We close with the observation that our argument requires no assumption that $\Bbb R^3$ contains a subfield isomorphic to $\Bbb C$; indeed, we have shown that the existence of such a subfield follows from the assertion that $\Bbb R^3$ is an extension field of $\Bbb R$, from which a contradiction is deduced.

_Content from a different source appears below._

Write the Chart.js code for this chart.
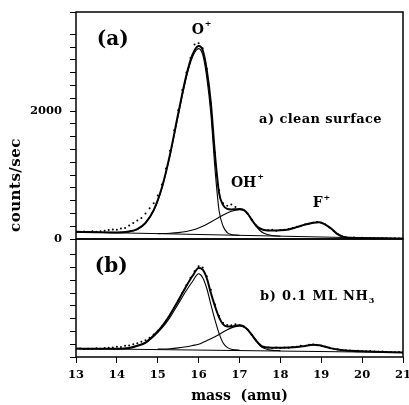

Finally, as for our OP Silent's two closing questions, Apostol's proof indeed makes use of the assumption that $\Bbb R^3$ has a subfield isomorphic to $\Bbb C$ to show that $\Bbb R^3$ can't be made into a field; and the issue that there are "other" roots of the polynomial in $\mathbf x$ than the usual complex numbers falls once we have $\Bbb C \subset \Bbb R^3$, for then the familiar factorizations in $\Bbb C[x]$ hold, and since a polynomial of degree $n$ over any field has at most $n$ zeroes, we see that all the roots of a real polynomial in $\mathbf x$ must lie in $\Bbb C$; we need look no further.